In fact, Mugsey actually had earlier bit Nelson and severed an artery, putting Nelson in the hospital (presumably an unrelated surgery), along with another dog owner Mugsey attacked. Although the recent case from the 1st Appellate District didn't go so far to characterize it this way, I'm guessing Mugsey was "human aggressive," too. After all, it was an artery.
But here's the rub. It appears that Nelson might not have been completely up front with the vet who operated the kennel regarding Mugsey's biting tendencies, however characterized. Then, as you probably know by now, Mugsey bit his handler on her ankle during a walk. Next, as you also have already guessed, our walker, Priebe, sued Nelson.

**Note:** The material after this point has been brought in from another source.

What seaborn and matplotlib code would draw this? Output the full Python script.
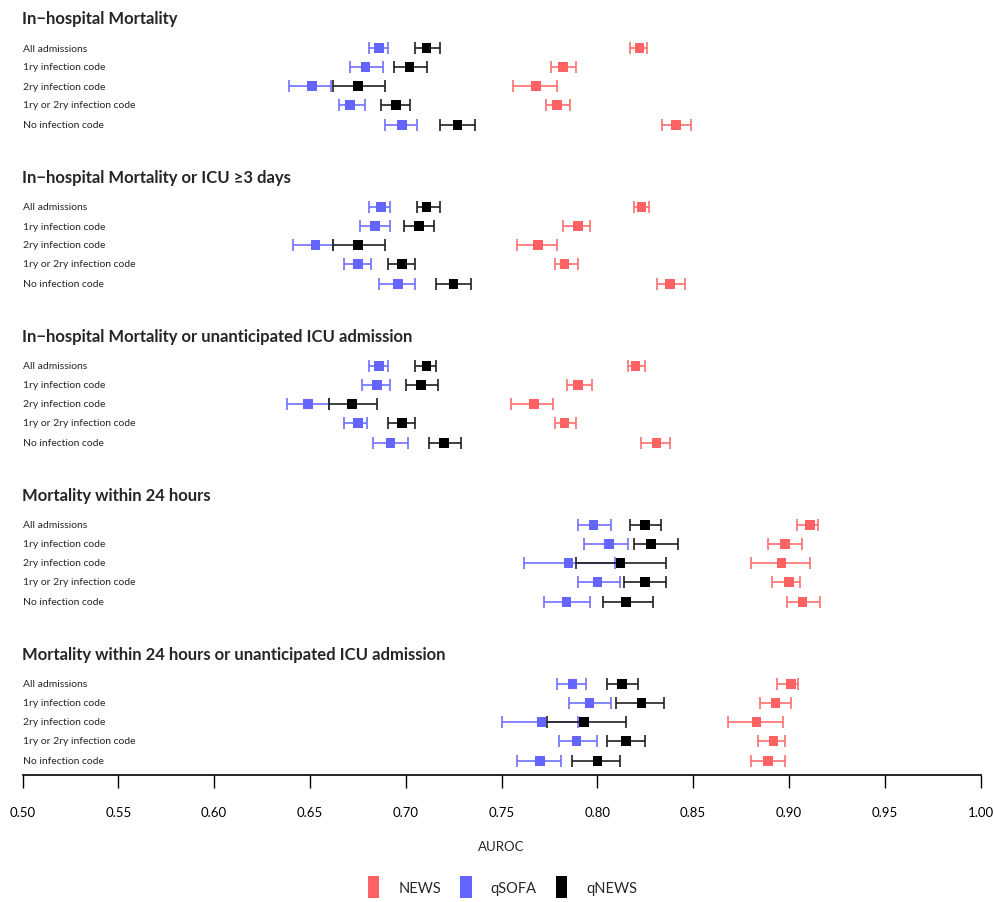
import numpy as np
import pandas as pd
import matplotlib
matplotlib.use("Agg")
import matplotlib.pyplot as plt
import matplotlib.transforms as mtransforms
from matplotlib.patches import Patch
import seaborn as sns

# ---------------- data ----------------
outcomes = [
    "In\u2212hospital Mortality",
    "In\u2212hospital Mortality or ICU \u22653 days",
    "In\u2212hospital Mortality or unanticipated ICU admission",
    "Mortality within 24 hours",
    "Mortality within 24 hours or unanticipated ICU admission",
]
subgroups = ["All admissions", "1ry infection code", "2ry infection code",
             "1ry or 2ry infection code", "No infection code"]
scores = ["NEWS", "qSOFA", "qNEWS"]

news_auc = [[0.822, 0.782, 0.768, 0.779, 0.841],
            [0.823, 0.790, 0.769, 0.783, 0.838],
            [0.820, 0.790, 0.767, 0.783, 0.831],
            [0.911, 0.898, 0.896, 0.900, 0.907],
            [0.901, 0.893, 0.883, 0.892, 0.889]]
news_lo = [[0.817, 0.776, 0.756, 0.773, 0.834],
           [0.819, 0.782, 0.758, 0.778, 0.831],
           [0.816, 0.784, 0.755, 0.778, 0.823],
           [0.904, 0.889, 0.880, 0.891, 0.899],
           [0.894, 0.885, 0.868, 0.884, 0.880]]
news_hi = [[0.826, 0.789, 0.779, 0.786, 0.849],
           [0.827, 0.796, 0.779, 0.790, 0.846],
           [0.825, 0.797, 0.777, 0.789, 0.838],
           [0.915, 0.907, 0.911, 0.906, 0.916],
           [0.905, 0.901, 0.897, 0.898, 0.898]]

qsofa_auc = [[0.686, 0.679, 0.651, 0.671, 0.698],
             [0.687, 0.684, 0.653, 0.675, 0.696],
             [0.686, 0.685, 0.649, 0.675, 0.692],
             [0.798, 0.806, 0.785, 0.800, 0.784],
             [0.787, 0.796, 0.771, 0.789, 0.770]]
qsofa_lo = [[0.681, 0.671, 0.639, 0.665, 0.689],
            [0.681, 0.676, 0.641, 0.668, 0.686],
            [0.681, 0.677, 0.638, 0.668, 0.683],
            [0.790, 0.793, 0.762, 0.790, 0.772],
            [0.779, 0.785, 0.750, 0.780, 0.758]]
qsofa_hi = [[0.691, 0.688, 0.661, 0.679, 0.706],
            [0.692, 0.692, 0.662, 0.682, 0.705],
            [0.691, 0.692, 0.660, 0.680, 0.701],
            [0.807, 0.816, 0.809, 0.812, 0.796],
            [0.794, 0.807, 0.790, 0.800, 0.781]]

qnews_auc = [[0.711, 0.702, 0.675, 0.695, 0.727],
             [0.711, 0.707, 0.675, 0.698, 0.725],
             [0.711, 0.708, 0.672, 0.698, 0.720],
             [0.825, 0.828, 0.812, 0.825, 0.815],
             [0.813, 0.823, 0.793, 0.815, 0.800]]
qnews_lo = [[0.705, 0.694, 0.662, 0.687, 0.718],
            [0.706, 0.699, 0.662, 0.691, 0.716],
            [0.705, 0.700, 0.660, 0.691, 0.712],
            [0.817, 0.819, 0.789, 0.814, 0.803],
            [0.805, 0.810, 0.774, 0.805, 0.787]]
qnews_hi = [[0.718, 0.711, 0.689, 0.702, 0.736],
            [0.718, 0.715, 0.689, 0.705, 0.734],
            [0.716, 0.717, 0.685, 0.705, 0.729],
            [0.833, 0.842, 0.836, 0.836, 0.829],
            [0.821, 0.835, 0.815, 0.825, 0.812]]

x_ticks = [0.50, 0.55, 0.60, 0.65, 0.70, 0.75, 0.80, 0.85, 0.90, 0.95, 1.00]

# ---------------- layout ----------------
W, H = 995, 903
AXIS_Y = 776          # pixel row of the x axis
SEC_PITCH = 159
ROW0 = 49
ROW_PITCH = 19
TITLE_OFF = 30

sns.set_theme(style="white")
plt.rcParams['font.family'] = ['Lato', 'DejaVu Sans']

colors = {"NEWS": "#FF6262", "qSOFA": "#6464FF", "qNEWS": "#000000"}
line_colors = {"NEWS": "#FF7070", "qSOFA": "#7070FF", "qNEWS": "#202020"}

vals = {"NEWS": (news_auc, news_lo, news_hi),
        "qSOFA": (qsofa_auc, qsofa_lo, qsofa_hi),
        "qNEWS": (qnews_auc, qnews_lo, qnews_hi)}


def row_y(i, j):
    return ROW0 + i * SEC_PITCH + j * ROW_PITCH + (1 if j == 4 else 0)


rows = []
for sc in scores:
    a, lo, hi = vals[sc]
    for i, oc in enumerate(outcomes):
        for j, sg in enumerate(subgroups):
            rows.append(dict(score=sc, outcome=oc, subgroup=sg,
                             auc=a[i][j], lo=lo[i][j], hi=hi[i][j],
                             ypos=row_y(i, j)))
df = pd.DataFrame(rows)

fig = plt.figure(figsize=(W / 100, H / 100), dpi=100)
ax = fig.add_axes([22.5 / W, 1 - AXIS_Y / H, (980.5 - 22.5) / W, AXIS_Y / H])

for sc in scores:
    d = df[df.score == sc]
    ax.errorbar(d.auc, d.ypos, xerr=[d.auc - d.lo, d.hi - d.auc], fmt='none',
                ecolor=line_colors[sc], elinewidth=1.2, capsize=4, capthick=1.2,
                zorder=2)

sns.scatterplot(data=df, x="auc", y="ypos", hue="score", palette=colors,
                hue_order=scores, marker="s", s=46, linewidth=0, legend=False,
                ax=ax, zorder=3)

ax.set_xlim(0.5, 1.0)
ax.set_ylim(AXIS_Y, 0)
ax.set_yticks([])
ax.set_ylabel("")
ax.set_xticks(x_ticks)
ax.set_xticklabels([f"{t:.2f}" for t in x_ticks])
ax.tick_params(axis='x', direction='out', length=9, width=1, pad=13,
               labelsize=9.5, colors='black', bottom=True)
ax.set_xlabel("AUROC", fontsize=9.5, labelpad=16)
for sp in ["top", "right", "left"]:
    ax.spines[sp].set_visible(False)
ax.spines["bottom"].set_color("black")
ax.spines["bottom"].set_linewidth(1.2)
ax.patch.set_alpha(0)

trans = mtransforms.blended_transform_factory(fig.transFigure, ax.transData)
for i, oc in enumerate(outcomes):
    ax.text(22 / W, row_y(i, 0) - TITLE_OFF, oc, transform=trans,
            fontsize=12, fontweight='bold', va='center', ha='left')
    for j, sg in enumerate(subgroups):
        ax.text(23 / W, row_y(i, j), sg, transform=trans, fontsize=7.5,
                va='center', ha='left')

handles = [Patch(facecolor=colors[s], edgecolor='none') for s in scores]
fig.legend(handles, scores, loc='center', bbox_to_anchor=(0.505, 1 - 888 / H),
           ncol=3, frameon=False, fontsize=10.5, handlelength=0.8,
           handleheight=2.0, handletextpad=1.3, columnspacing=1.3)

fig.savefig("out.png", dpi=100)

This is where it gets interesting. The Left Coast has Civil Code section 3342 (second one down), commonly known as the strict liability dog bite statute. You own a dog, it bites someone, you are liable. Period. End of story. Or so you would think.
What would the law be without exceptions to the rule? And yes, we have two, or at least one, with a variant. It's called the Firefighter's Rule, and from that, the veterinary variant, announced first in our case.
Basically, it means no recovery for people employed to handle the very risk where they may be injured. It's an odd rule that results in odd outcomes. Someone negligently starts a fire, the firefighter gets injured, but the firefighter can't recover from the person who negligently starts the fire. But, if it's an arsonist (removing the negligence element), then recovery would be proper.
So too here. Our dog walker was employed to walk dogs, and inherent in that job is the risk of a dog bite. Our illustrious 1st Appellate District Court determined therefore that the veterinary variant applied, preventing application of Civil Code section 3342, the strict liability dog bite statute.
But, that's not the rest of the story. Our Court also decided that the trial court should have instructed the jury on BAJI 6.66, a jury instruction that the occupational assumption of the risk does not apply here because a domestic animal is presumed not to have vicious tendencies, the owner knew about it but failed to disclose it. Check out the last paragraph of the jury instruction, and you'll get the picture.
Remember that Nelson apparently forgot to tell the vet that Mugsey severed an artery in his arm, and put another dog owner in the hospital, too? He will likely get tagged for that failure.
You could say that the Appellate Court threw Priebe a bone.